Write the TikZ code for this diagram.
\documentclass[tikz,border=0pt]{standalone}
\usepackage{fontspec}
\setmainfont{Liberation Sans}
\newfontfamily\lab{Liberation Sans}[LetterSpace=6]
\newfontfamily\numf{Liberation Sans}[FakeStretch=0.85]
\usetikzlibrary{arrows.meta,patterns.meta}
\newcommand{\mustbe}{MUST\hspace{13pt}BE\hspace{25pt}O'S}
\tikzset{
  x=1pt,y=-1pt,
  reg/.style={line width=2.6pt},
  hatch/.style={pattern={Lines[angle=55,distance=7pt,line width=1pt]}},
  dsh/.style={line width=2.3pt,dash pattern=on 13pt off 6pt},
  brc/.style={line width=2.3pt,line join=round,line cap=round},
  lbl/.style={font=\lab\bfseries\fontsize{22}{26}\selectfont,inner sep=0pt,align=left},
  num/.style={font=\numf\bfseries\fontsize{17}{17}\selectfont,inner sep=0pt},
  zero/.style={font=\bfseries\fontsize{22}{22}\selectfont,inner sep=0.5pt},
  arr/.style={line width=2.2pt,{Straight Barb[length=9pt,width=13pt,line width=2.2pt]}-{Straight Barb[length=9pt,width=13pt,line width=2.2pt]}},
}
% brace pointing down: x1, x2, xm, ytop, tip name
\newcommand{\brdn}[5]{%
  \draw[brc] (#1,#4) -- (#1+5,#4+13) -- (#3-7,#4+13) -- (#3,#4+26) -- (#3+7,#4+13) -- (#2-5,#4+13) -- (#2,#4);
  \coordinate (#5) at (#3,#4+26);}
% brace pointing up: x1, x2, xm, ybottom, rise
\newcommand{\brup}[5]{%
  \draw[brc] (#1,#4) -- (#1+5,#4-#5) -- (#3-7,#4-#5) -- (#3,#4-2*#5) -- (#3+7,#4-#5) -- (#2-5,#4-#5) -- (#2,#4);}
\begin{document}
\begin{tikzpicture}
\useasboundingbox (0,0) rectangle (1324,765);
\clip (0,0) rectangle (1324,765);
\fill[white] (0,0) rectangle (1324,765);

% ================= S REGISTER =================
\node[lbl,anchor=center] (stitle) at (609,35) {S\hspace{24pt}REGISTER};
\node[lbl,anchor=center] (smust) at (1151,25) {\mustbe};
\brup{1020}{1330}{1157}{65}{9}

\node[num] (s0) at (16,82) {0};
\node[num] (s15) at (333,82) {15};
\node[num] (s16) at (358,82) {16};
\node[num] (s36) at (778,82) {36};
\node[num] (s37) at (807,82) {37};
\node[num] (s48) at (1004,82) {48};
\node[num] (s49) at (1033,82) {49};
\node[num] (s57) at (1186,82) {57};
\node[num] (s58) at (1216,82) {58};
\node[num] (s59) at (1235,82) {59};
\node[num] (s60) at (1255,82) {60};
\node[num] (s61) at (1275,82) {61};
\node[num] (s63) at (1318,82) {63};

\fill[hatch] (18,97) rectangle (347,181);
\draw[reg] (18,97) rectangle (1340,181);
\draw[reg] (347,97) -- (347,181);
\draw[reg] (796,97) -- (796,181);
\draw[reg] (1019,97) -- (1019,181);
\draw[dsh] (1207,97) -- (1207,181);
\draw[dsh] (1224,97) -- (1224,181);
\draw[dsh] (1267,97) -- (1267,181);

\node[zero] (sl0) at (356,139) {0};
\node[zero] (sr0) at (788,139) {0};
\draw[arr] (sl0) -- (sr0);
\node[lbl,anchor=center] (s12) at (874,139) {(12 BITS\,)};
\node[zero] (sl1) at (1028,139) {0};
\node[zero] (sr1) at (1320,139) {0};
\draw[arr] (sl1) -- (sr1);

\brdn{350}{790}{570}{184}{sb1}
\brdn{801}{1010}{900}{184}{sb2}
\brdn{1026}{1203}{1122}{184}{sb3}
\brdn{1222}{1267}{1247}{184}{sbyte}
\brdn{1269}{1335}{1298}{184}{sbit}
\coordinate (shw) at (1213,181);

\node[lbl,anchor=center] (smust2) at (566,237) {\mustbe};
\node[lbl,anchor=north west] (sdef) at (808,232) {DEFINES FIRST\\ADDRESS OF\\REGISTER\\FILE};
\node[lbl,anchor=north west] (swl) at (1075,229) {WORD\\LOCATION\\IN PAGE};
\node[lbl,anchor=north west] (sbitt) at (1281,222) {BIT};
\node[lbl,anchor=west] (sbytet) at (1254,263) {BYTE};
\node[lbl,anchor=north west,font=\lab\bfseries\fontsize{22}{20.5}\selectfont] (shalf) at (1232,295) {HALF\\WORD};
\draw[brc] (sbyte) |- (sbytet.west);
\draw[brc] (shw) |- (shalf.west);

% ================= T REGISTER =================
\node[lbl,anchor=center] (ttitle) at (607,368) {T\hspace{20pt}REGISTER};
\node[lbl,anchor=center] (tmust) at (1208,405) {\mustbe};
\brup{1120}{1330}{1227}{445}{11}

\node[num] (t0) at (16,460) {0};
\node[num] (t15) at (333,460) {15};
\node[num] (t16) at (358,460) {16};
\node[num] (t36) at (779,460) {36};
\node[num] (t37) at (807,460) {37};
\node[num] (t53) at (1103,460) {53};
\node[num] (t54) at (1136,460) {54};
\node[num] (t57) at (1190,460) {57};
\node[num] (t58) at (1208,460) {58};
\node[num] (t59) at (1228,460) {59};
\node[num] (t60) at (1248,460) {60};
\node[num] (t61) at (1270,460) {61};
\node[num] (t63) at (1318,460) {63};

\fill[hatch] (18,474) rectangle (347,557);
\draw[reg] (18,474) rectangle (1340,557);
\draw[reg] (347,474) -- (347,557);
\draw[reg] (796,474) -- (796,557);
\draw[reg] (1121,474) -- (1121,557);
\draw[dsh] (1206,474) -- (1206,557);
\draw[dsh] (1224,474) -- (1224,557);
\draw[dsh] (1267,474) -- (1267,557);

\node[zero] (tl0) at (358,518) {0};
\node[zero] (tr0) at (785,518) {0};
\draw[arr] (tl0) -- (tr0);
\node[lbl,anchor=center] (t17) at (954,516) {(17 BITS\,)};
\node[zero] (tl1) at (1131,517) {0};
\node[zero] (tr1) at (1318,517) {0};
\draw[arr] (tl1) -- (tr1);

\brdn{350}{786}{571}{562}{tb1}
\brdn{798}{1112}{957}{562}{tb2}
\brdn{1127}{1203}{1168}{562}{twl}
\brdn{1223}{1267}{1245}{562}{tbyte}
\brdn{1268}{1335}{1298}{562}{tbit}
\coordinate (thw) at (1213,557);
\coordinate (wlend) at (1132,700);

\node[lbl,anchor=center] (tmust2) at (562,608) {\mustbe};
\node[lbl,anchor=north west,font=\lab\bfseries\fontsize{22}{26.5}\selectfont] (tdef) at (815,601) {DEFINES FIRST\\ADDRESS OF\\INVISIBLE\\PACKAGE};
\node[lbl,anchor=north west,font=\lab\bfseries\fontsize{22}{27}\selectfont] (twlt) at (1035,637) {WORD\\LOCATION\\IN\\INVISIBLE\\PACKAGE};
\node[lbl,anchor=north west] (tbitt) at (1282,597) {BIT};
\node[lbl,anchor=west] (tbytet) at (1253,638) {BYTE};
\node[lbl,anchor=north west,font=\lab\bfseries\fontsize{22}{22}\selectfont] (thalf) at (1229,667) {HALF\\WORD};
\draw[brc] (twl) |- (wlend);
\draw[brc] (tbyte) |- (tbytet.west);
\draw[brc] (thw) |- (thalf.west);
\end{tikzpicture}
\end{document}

★ ★ ★

§ STATED PROBLEM
Please reproduce the entire listing, exactly as shown.

§ OUTPUT OF THE EXERCISE
Write the TikZ code for this diagram.
\documentclass[tikz,border=0pt]{standalone}
\usepackage{fontspec}
\setmainfont{Liberation Sans}
\newfontfamily\lab{Liberation Sans}[LetterSpace=6]
\newfontfamily\numf{Liberation Sans}[FakeStretch=0.85]
\usetikzlibrary{arrows.meta,patterns.meta}
\newcommand{\mustbe}{MUST\hspace{13pt}BE\hspace{25pt}O'S}
\tikzset{
  x=1pt,y=-1pt,
  reg/.style={line width=2.6pt},
  hatch/.style={pattern={Lines[angle=55,distance=7pt,line width=1pt]}},
  dsh/.style={line width=2.3pt,dash pattern=on 13pt off 6pt},
  brc/.style={line width=2.3pt,line join=round,line cap=round},
  lbl/.style={font=\lab\bfseries\fontsize{22}{26}\selectfont,inner sep=0pt,align=left},
  num/.style={font=\numf\bfseries\fontsize{17}{17}\selectfont,inner sep=0pt},
  zero/.style={font=\bfseries\fontsize{22}{22}\selectfont,inner sep=0.5pt},
  arr/.style={line width=2.2pt,{Straight Barb[length=9pt,width=13pt,line width=2.2pt]}-{Straight Barb[length=9pt,width=13pt,line width=2.2pt]}},
}
% brace pointing down: x1, x2, xm, ytop, tip name
\newcommand{\brdn}[5]{%
  \draw[brc] (#1,#4) -- (#1+5,#4+13) -- (#3-7,#4+13) -- (#3,#4+26) -- (#3+7,#4+13) -- (#2-5,#4+13) -- (#2,#4);
  \coordinate (#5) at (#3,#4+26);}
% brace pointing up: x1, x2, xm, ybottom, rise
\newcommand{\brup}[5]{%
  \draw[brc] (#1,#4) -- (#1+5,#4-#5) -- (#3-7,#4-#5) -- (#3,#4-2*#5) -- (#3+7,#4-#5) -- (#2-5,#4-#5) -- (#2,#4);}
\begin{document}
\begin{tikzpicture}
\useasboundingbox (0,0) rectangle (1324,765);
\clip (0,0) rectangle (1324,765);
\fill[white] (0,0) rectangle (1324,765);

% ================= S REGISTER =================
\node[lbl,anchor=center] (stitle) at (609,35) {S\hspace{24pt}REGISTER};
\node[lbl,anchor=center] (smust) at (1151,25) {\mustbe};
\brup{1020}{1330}{1157}{65}{9}

\node[num] (s0) at (16,82) {0};
\node[num] (s15) at (333,82) {15};
\node[num] (s16) at (358,82) {16};
\node[num] (s36) at (778,82) {36};
\node[num] (s37) at (807,82) {37};
\node[num] (s48) at (1004,82) {48};
\node[num] (s49) at (1033,82) {49};
\node[num] (s57) at (1186,82) {57};
\node[num] (s58) at (1216,82) {58};
\node[num] (s59) at (1235,82) {59};
\node[num] (s60) at (1255,82) {60};
\node[num] (s61) at (1275,82) {61};
\node[num] (s63) at (1318,82) {63};

\fill[hatch] (18,97) rectangle (347,181);
\draw[reg] (18,97) rectangle (1340,181);
\draw[reg] (347,97) -- (347,181);
\draw[reg] (796,97) -- (796,181);
\draw[reg] (1019,97) -- (1019,181);
\draw[dsh] (1207,97) -- (1207,181);
\draw[dsh] (1224,97) -- (1224,181);
\draw[dsh] (1267,97) -- (1267,181);

\node[zero] (sl0) at (356,139) {0};
\node[zero] (sr0) at (788,139) {0};
\draw[arr] (sl0) -- (sr0);
\node[lbl,anchor=center] (s12) at (874,139) {(12 BITS\,)};
\node[zero] (sl1) at (1028,139) {0};
\node[zero] (sr1) at (1320,139) {0};
\draw[arr] (sl1) -- (sr1);

\brdn{350}{790}{570}{184}{sb1}
\brdn{801}{1010}{900}{184}{sb2}
\brdn{1026}{1203}{1122}{184}{sb3}
\brdn{1222}{1267}{1247}{184}{sbyte}
\brdn{1269}{1335}{1298}{184}{sbit}
\coordinate (shw) at (1213,181);

\node[lbl,anchor=center] (smust2) at (566,237) {\mustbe};
\node[lbl,anchor=north west] (sdef) at (808,232) {DEFINES FIRST\\ADDRESS OF\\REGISTER\\FILE};
\node[lbl,anchor=north west] (swl) at (1075,229) {WORD\\LOCATION\\IN PAGE};
\node[lbl,anchor=north west] (sbitt) at (1281,222) {BIT};
\node[lbl,anchor=west] (sbytet) at (1254,263) {BYTE};
\node[lbl,anchor=north west,font=\lab\bfseries\fontsize{22}{20.5}\selectfont] (shalf) at (1232,295) {HALF\\WORD};
\draw[brc] (sbyte) |- (sbytet.west);
\draw[brc] (shw) |- (shalf.west);

% ================= T REGISTER =================
\node[lbl,anchor=center] (ttitle) at (607,368) {T\hspace{20pt}REGISTER};
\node[lbl,anchor=center] (tmust) at (1208,405) {\mustbe};
\brup{1120}{1330}{1227}{445}{11}

\node[num] (t0) at (16,460) {0};
\node[num] (t15) at (333,460) {15};
\node[num] (t16) at (358,460) {16};
\node[num] (t36) at (779,460) {36};
\node[num] (t37) at (807,460) {37};
\node[num] (t53) at (1103,460) {53};
\node[num] (t54) at (1136,460) {54};
\node[num] (t57) at (1190,460) {57};
\node[num] (t58) at (1208,460) {58};
\node[num] (t59) at (1228,460) {59};
\node[num] (t60) at (1248,460) {60};
\node[num] (t61) at (1270,460) {61};
\node[num] (t63) at (1318,460) {63};

\fill[hatch] (18,474) rectangle (347,557);
\draw[reg] (18,474) rectangle (1340,557);
\draw[reg] (347,474) -- (347,557);
\draw[reg] (796,474) -- (796,557);
\draw[reg] (1121,474) -- (1121,557);
\draw[dsh] (1206,474) -- (1206,557);
\draw[dsh] (1224,474) -- (1224,557);
\draw[dsh] (1267,474) -- (1267,557);

\node[zero] (tl0) at (358,518) {0};
\node[zero] (tr0) at (785,518) {0};
\draw[arr] (tl0) -- (tr0);
\node[lbl,anchor=center] (t17) at (954,516) {(17 BITS\,)};
\node[zero] (tl1) at (1131,517) {0};
\node[zero] (tr1) at (1318,517) {0};
\draw[arr] (tl1) -- (tr1);

\brdn{350}{786}{571}{562}{tb1}
\brdn{798}{1112}{957}{562}{tb2}
\brdn{1127}{1203}{1168}{562}{twl}
\brdn{1223}{1267}{1245}{562}{tbyte}
\brdn{1268}{1335}{1298}{562}{tbit}
\coordinate (thw) at (1213,557);
\coordinate (wlend) at (1132,700);

\node[lbl,anchor=center] (tmust2) at (562,608) {\mustbe};
\node[lbl,anchor=north west,font=\lab\bfseries\fontsize{22}{26.5}\selectfont] (tdef) at (815,601) {DEFINES FIRST\\ADDRESS OF\\INVISIBLE\\PACKAGE};
\node[lbl,anchor=north west,font=\lab\bfseries\fontsize{22}{27}\selectfont] (twlt) at (1035,637) {WORD\\LOCATION\\IN\\INVISIBLE\\PACKAGE};
\node[lbl,anchor=north west] (tbitt) at (1282,597) {BIT};
\node[lbl,anchor=west] (tbytet) at (1253,638) {BYTE};
\node[lbl,anchor=north west,font=\lab\bfseries\fontsize{22}{22}\selectfont] (thalf) at (1229,667) {HALF\\WORD};
\draw[brc] (twl) |- (wlend);
\draw[brc] (tbyte) |- (tbytet.west);
\draw[brc] (thw) |- (thalf.west);
\end{tikzpicture}
\end{document}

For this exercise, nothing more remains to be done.